When people ask me what the book is about, I often tell them: it’s about sex workers and the men who make money out of them. In statistical terms, it’s actually the other way around. Most of the pages are about landlords and pimps and policemen and clients and fathers and politicians. But throughout the novel we hear women’s voices, melancholy or funny, bored, horrified, amused, interacting with their clients but also with each other, often telling us about their female friends. These women work in adjacent rooms and keep each other company during their down time, laugh together, share drugs and drinks and skin care tips, and may or may not waltz together after several rounds of cake and pear brandy. This is a book that takes women seriously. And despite a great deal of debate over the difficult title, I managed to sneak in a secret extra female: Bricks and mortar is classic Cockney rhyming slang for daughter. I like to point this out because I suspect I’m the only person who notices.

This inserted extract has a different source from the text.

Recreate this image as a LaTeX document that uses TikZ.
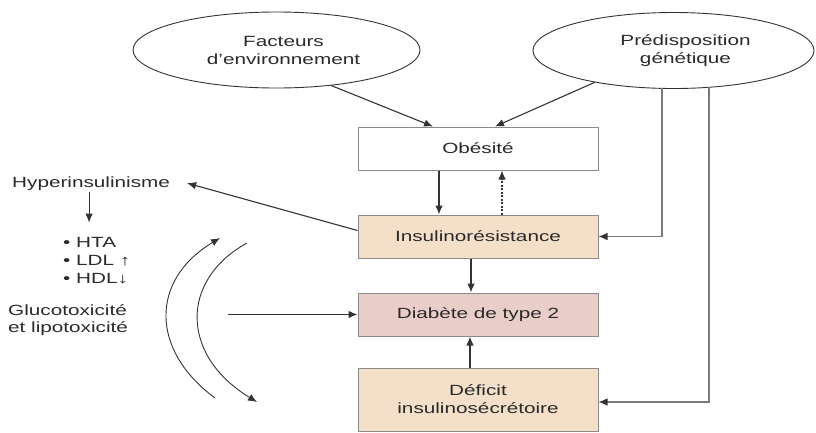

I’m wary of drawing comparisons here – I don’t really want to say that women in publishing are like sex workers. But what I do feel is that women in the publishing industry also work really hard and are also very supportive of each other. We’ve seen that over this past year in particular, with women in America sharing the names and misdeeds of “shitty media men” and raising their voices against those who abused their power. Let’s hope German women follow suit, having made a good start by addressing sexism at creative writing schools. But it’s not just self-preservation. Last year we launched the Warwick Prize for Women in Translation, celebrating books by women that make it into English – against all odds, with only a quarter to a third of translated fiction in the UK being female authored. The shortlist offered a wealth of delights, from literate polar bears to Irish poets to a triste Polish village. The hope is that readers and publishers alike will soon be clamouring for more as-yet untranslated women’s writing. And here come my first thank-yous: to my friend and colleague Rachel McNicholl, for sharing the work of imagining the prize and making it real, and to Chantal Wright for the heavy lifting of making it happen at Warwick.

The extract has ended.